What symptoms can tell the parents that food abuse is concealing a child’s psychological or physical problem:

  • There appears selectivity in food, even in relation to the favorite products (for example, teenagers often ignore meat).
  • The child refuses to sit down at the table with the family, tries to eat alone (this is typical of many teenagers, but the craving for solitude should not be excessive).
  • The weight has changed dramatically (in either direction).
  • The skin and lips become dry and pale, the hair and nails are brittle, and the smell from the mouth is unpleasant (this is the result of metabolic disorders and lack of nutrients).
  • There is pain in the abdomen, nausea, difficulty in swallowing (they often accompany anxiety disorder or depression).
  • A teenager began to complain of a headache for no apparent reason (tension headaches are often caused by fear or anxiety).
  • The child suddenly becomes whiny or aggressive (both can indicate depression).
  • Lethargy and loss of strength continue for more than two weeks.
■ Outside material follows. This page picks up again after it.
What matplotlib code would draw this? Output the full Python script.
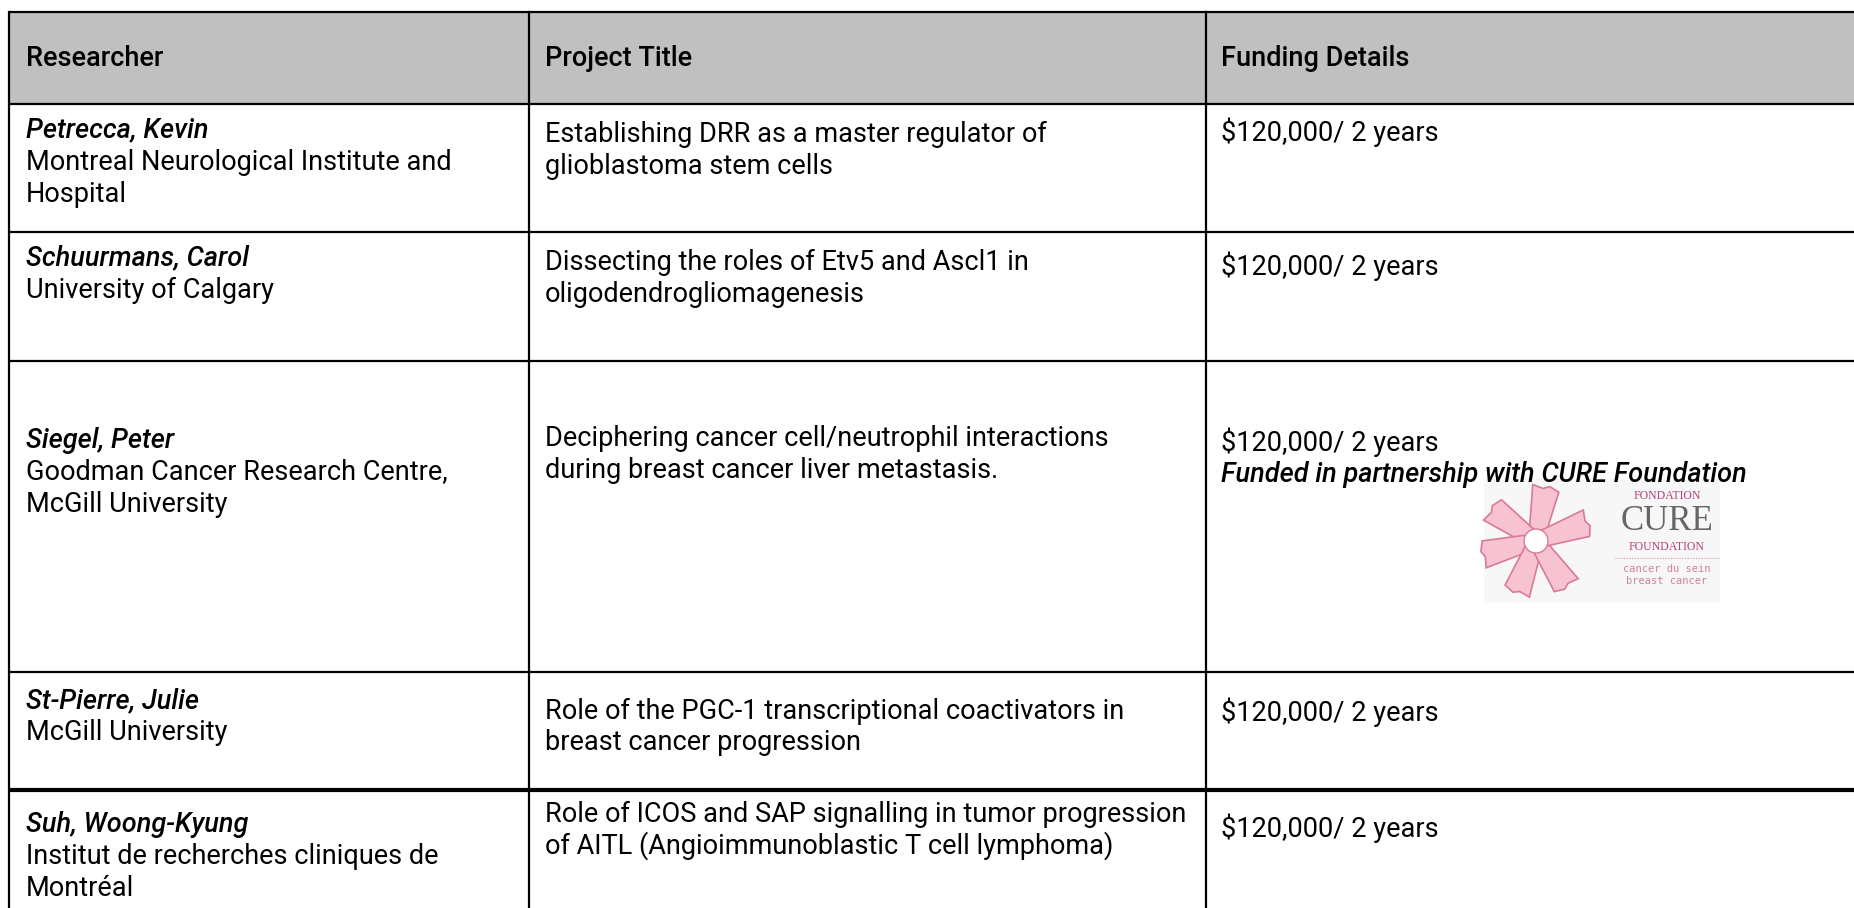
import matplotlib
matplotlib.use("Agg")
import matplotlib.pyplot as plt
from matplotlib.patches import Rectangle, Polygon, Circle
from matplotlib import font_manager as fm
import numpy as np

# ---------------- data ----------------
headers = ["Researcher", "Project Title", "Funding Details"]
researchers = ["Petrecca, Kevin", "Schuurmans, Carol", "Siegel, Peter",
               "St-Pierre, Julie", "Suh, Woong-Kyung"]
institutions = [["Montreal Neurological Institute and", "Hospital"],
                ["University of Calgary"],
                ["Goodman Cancer Research Centre,", "McGill University"],
                ["McGill University"],
                ["Institut de recherches cliniques de", "Montréal"]]
titles = [["Establishing DRR as a master regulator of", "glioblastoma stem cells"],
          ["Dissecting the roles of Etv5 and Ascl1 in", "oligodendrogliomagenesis"],
          ["Deciphering cancer cell/neutrophil interactions", "during breast cancer liver metastasis."],
          ["Role of the PGC-1 transcriptional coactivators in", "breast cancer progression"],
          ["Role of ICOS and SAP signalling in tumor progression", "of AITL (Angioimmunoblastic T cell lymphoma)"]]
funding = ["$120,000/ 2 years"] * 5
partner_note = [None, None, "Funded in partnership with CURE Foundation", None, None]

# ---------------- layout (pixels) ----------------
W, H = 1854, 908
row_edges = [12, 104, 232, 361, 672, 790, 940]
col_edges = [9, 529, 1206, 1900]
text_x = [26, 545, 1221]
line_h = 32
name_y = [130, 258, 440, 701, 824]
title_y = [134, 262, 439, 711, 814]
fund_y = [132, 266, 442, 712, 828]

names = {f.name for f in fm.fontManager.ttflist}
family = "Roboto" if "Roboto" in names else "DejaVu Sans"
fs = 19.5

fig = plt.figure(figsize=(W / 100, H / 100), dpi=100)
ax = fig.add_axes([0, 0, 1, 1])
ax.set_xlim(0, W)
ax.set_ylim(H, 0)
ax.axis("off")

# header background
ax.add_patch(Rectangle((col_edges[0], row_edges[0]), col_edges[-1] - col_edges[0],
                       row_edges[1] - row_edges[0], facecolor="#c0c0c0", edgecolor="none", zorder=0))

# grid lines
lw = 1.6
for i, y in enumerate(row_edges[:-1]):
    ax.plot([col_edges[0], col_edges[-1]], [y, y], color="black",
            lw=3.0 if i == 5 else lw, solid_capstyle="butt", zorder=3)
for x in col_edges[:-1]:
    ax.plot([x, x], [row_edges[0], row_edges[-1]], color="black", lw=lw, zorder=3)

# header text
for hx, h in zip(text_x, headers):
    ax.text(hx, 59, h, fontsize=fs, family=family, weight="medium",
            va="center", ha="left", color="black")

# rows
for i in range(len(researchers)):
    ax.text(text_x[0], name_y[i], researchers[i], fontsize=fs, family=family,
            style="italic", weight="medium", va="center", ha="left")
    for k, line in enumerate(institutions[i]):
        ax.text(text_x[0], name_y[i] + (k + 1) * line_h, line, fontsize=fs,
                family=family, va="center", ha="left")
    for k, line in enumerate(titles[i]):
        ax.text(text_x[1], title_y[i] + k * line_h, line, fontsize=fs,
                family=family, va="center", ha="left")
    ax.text(text_x[2], fund_y[i], funding[i], fontsize=fs, family=family,
            va="center", ha="left")
    if partner_note[i]:
        ax.text(text_x[2], fund_y[i] + line_h, partner_note[i], fontsize=fs,
                family=family, style="italic", weight="medium", va="center", ha="left")

# ---------------- CURE Foundation logo ----------------
ax.add_patch(Rectangle((1484, 479), 236, 124, facecolor="#f7f7f7", edgecolor="none", zorder=1))
cx, cy = 1536, 541
for ang in [80, 145, 195, 250, 305, 20]:
    a = np.deg2rad(ang)
    d = np.array([np.cos(a), -np.sin(a)])
    p = np.array([np.sin(a), np.cos(a)])
    c = np.array([cx, cy])
    pts = [c + 6 * d + 8 * p, c + 52 * d + 14 * p, c + 56 * d + 4 * p,
           c + 53 * d - 2 * p, c + 55 * d - 13 * p, c + 6 * d - 8 * p]
    ax.add_patch(Polygon(pts, closed=True, facecolor="#f7c3d1", edgecolor="#d87a98",
                         lw=1.2, zorder=2))
ax.add_patch(Circle((cx, cy), 12, facecolor="white", edgecolor="#d87a98", lw=1, zorder=3))
lx = 1667
ax.text(lx, 496, "FONDATION", fontsize=8.5, family="Liberation Serif", color="#b5407a",
        ha="center", va="center", zorder=4)
ax.text(lx, 522, "CURE", fontsize=25, family="Liberation Serif", color="#666666",
        ha="center", va="center", zorder=4)
ax.text(lx, 547, "FOUNDATION", fontsize=8.5, family="Liberation Serif", color="#b5407a",
        ha="center", va="center", zorder=4)
ax.plot([1615, 1720], [558, 558], color="#c9a0b0", lw=0.8, ls=(0, (1, 1.5)), zorder=4)
ax.text(lx, 569, "cancer du sein", fontsize=7.5, family="DejaVu Sans Mono", color="#d080a0",
        ha="center", va="center", zorder=4)
ax.text(lx, 581, "breast cancer", fontsize=7.5, family="DejaVu Sans Mono", color="#d080a0",
        ha="center", va="center", zorder=4)

fig.savefig("out.png", dpi=100)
These symptoms can also be observed in children for natural reasons. For example, tearfulness can be the result of a hormonal storm, and fatigue can be caused by a sudden growth spurt. In any case, it would be useful to visit a pediatrician and a psychologist.

The doctor will first send the child for tests. This will help monitor vital signs, such as hemoglobin (it often drops in adolescents, especially girls), and not miss serious problems – for example, with the thyroid gland.

The psychologist will detect and treat dangerous manifestations that cannot be left without correction. Thus, depression missed in high school or in the final class can lead to hospitalization when coupled with the exam load. Selectivity in food is a signal of anorexia, threatening with serious consequences for the whole organism.

What else can parents do?

Adjust nutrition

The diet of younger students and adolescents should be different. Children under 10-11 years of age need more easily digestible carbohydrates, while teenagers need animal protein, vegetables and “long” carbohydrates that will not lead to glucose surges.

Do not bring sweets into the house

If constant “snacks” with sweets and cookies have become a habit for the child, the only way out is not to buy sweets at all. Other family members will get used to proper nutrition, too. It is better to keep apples, bananas, carrots, and cucumbers on the table, should there be spontaneous visits to the kitchen.

Offer water

Some children drink very little water. For normal well-being, a child needs pure water.

Talk to the child

This universal tip will come in handy in any situation – during visits to the kitchen too. It is possible that the child is simply bored and will gladly replace the snack with hugs and a sincere talk. Moreover, the soul needs food no less than the body.